総支払い額は35.99レアル(約1,080円)
連邦税として8.53レアル(約256円)/州税として5.45レアル(約164円)払っています。支払い額1,080円に対し、税金は420円ほど。
約39%を税金として支払っています。
ビールが殆どなので、税金が高いですね(ビールは連邦税分が高いのです)
レシートを見ても、連邦税・州税の合計金額は分かるけど、各々の商品でいったいどのくらいの連邦税がかかったのかは見えてきません。
4)トイレットペーパーを買った場合
トイレットペーパーを買ったレシートが手元にないのですが興味深い記事があります。
コチラの記事、タイトルは「ブラジル・10個のトイレットペーパー、少なくとも3個は税金」
Brasil: A cada 10 rolos de papel higiênico, pelo menos três ficam para os impostos - Celulose Online
記事によると、トイレットペーパーを買うのに、少なくとも32.55%の税金を払う必要があるとのこと。
これ、誇張でもなんでもなく事実です。ブラジルではお尻をふくのに32.55%分も税金を払う必要があるんです。
貧富の差がとにかく激しいブラジル、お金持ちにとってはその32.55%分の税金はなんともないお金でしょう。でもブラジル人の大半を占める、最低賃金の1,000レアル/月(約3万円)で働いている人、もしくは最低賃金すらもらっていない人にとっては大きな負担となります。
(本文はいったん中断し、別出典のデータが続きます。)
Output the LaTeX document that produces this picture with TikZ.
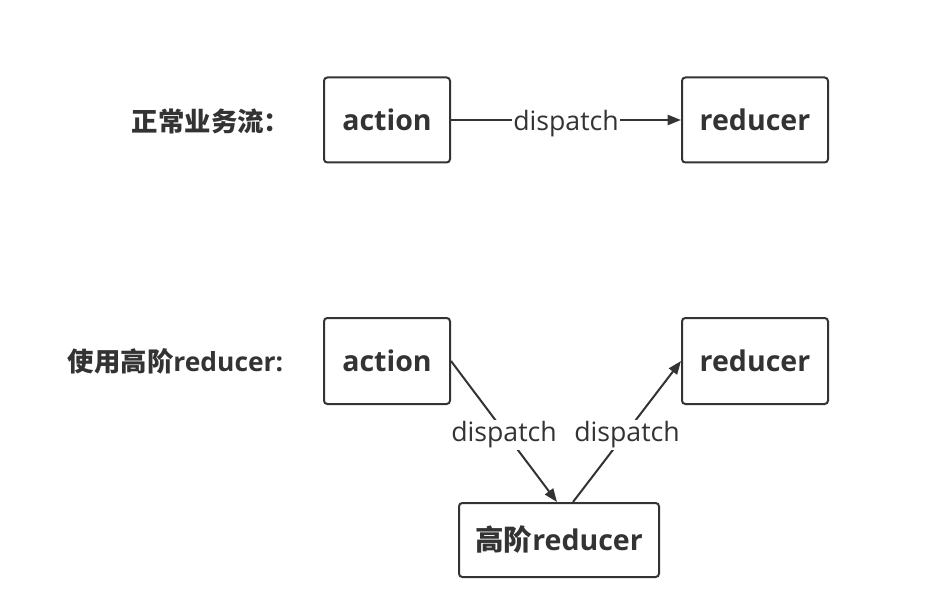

しかもブラジルは紙製品が高い!
貧乏人は、お尻を新聞でふけってことですかね?
あ、新聞も結構高いから、貧乏人はウンコするなってことですね!
ブラジルの消費税の問題点
1)とにかく高い
州税がそもそも18%ほどと、それだけでも日本の消費税よりはるかに高いです。
それに、連邦税が加わってきます。
連邦税は物によって税率が違いますし、何をどれだけ買うかは人によって違うので一概にはいえませんが、体感的には消費支出全般にたいして25~30%位を税金として収めている感じがします。
2)分かりづらい
連邦税の物品の分類が非常に細かく、レシートでその分類が全く見えてこないので、何に対してどのくらいの税率がかかっているのか分かりづらいです。
3)支払った税金が社会に還元されない
消費税に限った話ではないのですが、税金はそもそも、社会福祉や公共サービスに使われるために徴収されますよね。ブラジルは上記でもわかるように、非常に消費税が高いです。それにも関わらず、公立の学校レベルは低く、公立の医療は無料とはいえ質が低く、道路に穴があいても何ヶ月も修復されないといった状態です。たくさん払っているのに、それが社会に還元されていないのです。
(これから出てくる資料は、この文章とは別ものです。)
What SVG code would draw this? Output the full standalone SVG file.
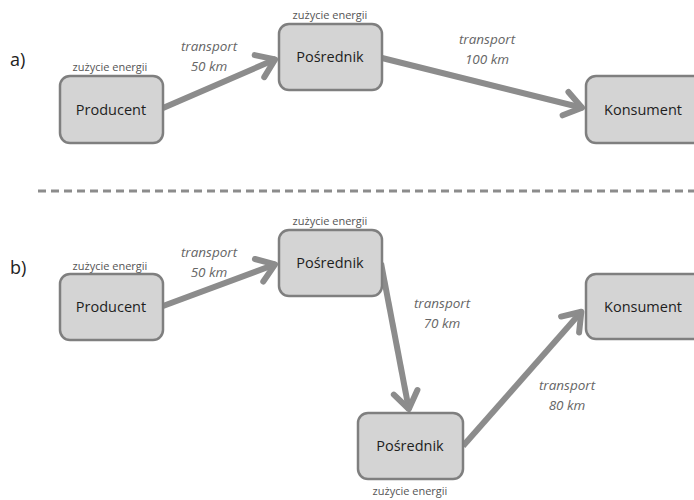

その理由は、政治家の汚職やシステムの非効率さと様々です。
ちなみにですが、ブラジルの政治家の汚職、これも日本なんて赤ちゃんレベルと思えるほどケタが違います。億レベルの汚職事件、しょっちゅう起っています。
まとめ
いかがだったでしょうか?
ブラジルと比べれば、ややこしくなんて全然ないですし、高くもないですよね。少なくとも公立学校は普通に機能していますし、道路に穴があいたり公園の遊具がこわれてるのに何ヶ月も放置というのはないですし、税金として払った分はある程度還元されているように感じます。
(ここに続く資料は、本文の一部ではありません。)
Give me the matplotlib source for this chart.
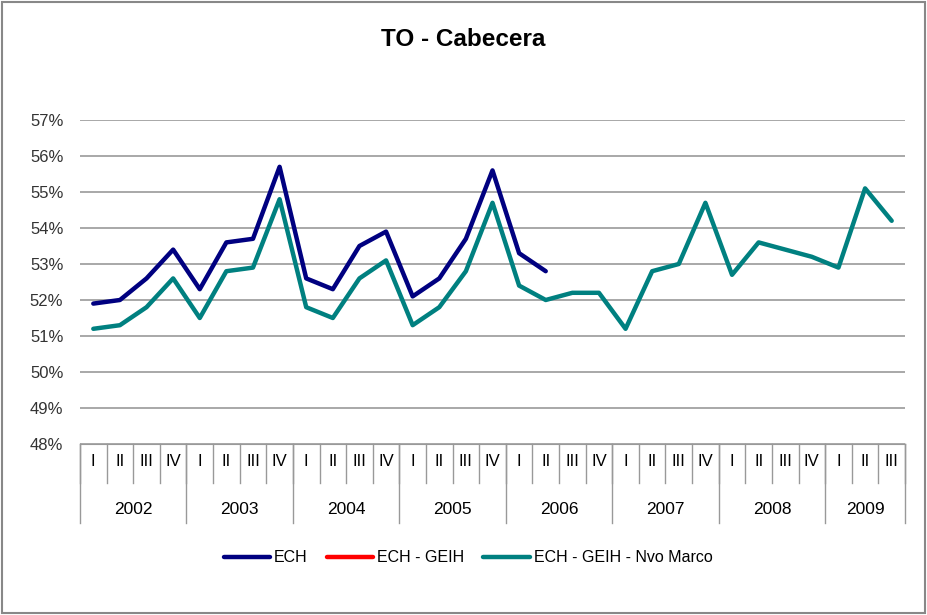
import matplotlib.pyplot as plt
from matplotlib.patches import Rectangle

plt.rcParams['font.family'] = ['Liberation Sans', 'DejaVu Sans']

years = ['2002', '2003', '2004', '2005', '2006', '2007', '2008', '2009']
quarters = ['I', 'II', 'III', 'IV'] * 7 + ['I', 'II', 'III']

ech = [51.9, 52.0, 52.6, 53.4, 52.3, 53.6, 53.7, 55.7, 52.6, 52.3, 53.5, 53.9,
       52.1, 52.6, 53.7, 55.6, 53.3, 52.8]
ech_geih = []
nvo_marco = [51.2, 51.3, 51.8, 52.6, 51.5, 52.8, 52.9, 54.8, 51.8, 51.5, 52.6, 53.1,
             51.3, 51.8, 52.8, 54.7, 52.4, 52.0, 52.2, 52.2, 51.2, 52.8, 53.0, 54.7,
             52.7, 53.6, 53.4, 53.2, 52.9, 55.1, 54.2]

W, H = 927, 615
fig = plt.figure(figsize=(W / 100, H / 100), dpi=100)
fig.patches.append(Rectangle((2 / W, 2 / H), 1 - 4 / W, 1 - 4 / H, transform=fig.transFigure,
                             fill=False, edgecolor='#888888', linewidth=1.5))

left, right, top, bottom = 80, 905, 120, 444
ax = fig.add_axes([left / W, 1 - bottom / H, (right - left) / W, (bottom - top) / H])

ax.plot(range(len(ech)), ech, color='#000080', lw=3.2, label='ECH', solid_capstyle='round')
ax.plot(range(len(ech_geih)), ech_geih, color='#FF0000', lw=3.2, label='ECH - GEIH',
        solid_capstyle='round')
ax.plot(range(len(nvo_marco)), nvo_marco, color='#008080', lw=3.2,
        label='ECH - GEIH - Nvo Marco', solid_capstyle='round')

ax.set_xlim(-0.5, len(quarters) - 0.5)
ax.set_ylim(48, 57)
ax.set_yticks(range(48, 58))
ax.set_yticklabels([f'{v}%' for v in range(48, 58)], fontsize=12, color='#333333')
ax.grid(axis='y', color='#999999', linewidth=1.2)
ax.set_axisbelow(True)
for s in ['left', 'right', 'top']:
    ax.spines[s].set_visible(False)
ax.spines['bottom'].set_color('#999999')
ax.tick_params(axis='y', length=0, pad=12)
ax.tick_params(axis='x', length=0)
ax.set_xticks([])

# category axis drawn by hand: quarters and years
h = bottom - top
tr = ax.get_xaxis_transform()
for i in range(len(quarters) + 1):
    ax.plot([i - 0.5, i - 0.5], [0, -39 / h], transform=tr, color='#999999', lw=1, clip_on=False)
for i, q in enumerate(quarters):
    ax.text(i, -17 / h, q, transform=tr, ha='center', va='center', fontsize=12,
            family=['Liberation Sans Narrow', 'Liberation Sans'])
for k, y in enumerate(years):
    x0 = 4 * k - 0.5
    x1 = min(4 * k + 3.5, len(quarters) - 0.5)
    ax.plot([x0, x0], [0, -79 / h], transform=tr, color='#999999', lw=1, clip_on=False)
    ax.text((x0 + x1) / 2, -65 / h, y, transform=tr, ha='center', va='center', fontsize=12.5)
ax.plot([len(quarters) - 0.5] * 2, [0, -79 / h], transform=tr, color='#999999', lw=1, clip_on=False)

fig.text(0.5, 1 - 39 / H, 'TO - Cabecera', ha='center', va='center', fontsize=17.5, fontweight='bold')
fig.legend(loc='center', bbox_to_anchor=(0.505, 1 - 558 / H), ncol=3, frameon=False,
           fontsize=11.5, handlelength=2.9, columnspacing=1.2, handletextpad=0.25)

fig.savefig('out.png', dpi=100)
ブラジルに住めて幸せですし大好きな国ですが、社会システムに関してはとてもほめられたものじゃないな、といつも思います。
日本の皆さん、これを見たら日本に希望がわいてきませんか!?(笑)
ただ、このまま社会システムの改革なしに、増税増税を繰り返していたら、日本もいつかブラジルのようになってしまうかもしれないな~と、地球の裏側から傍観しております。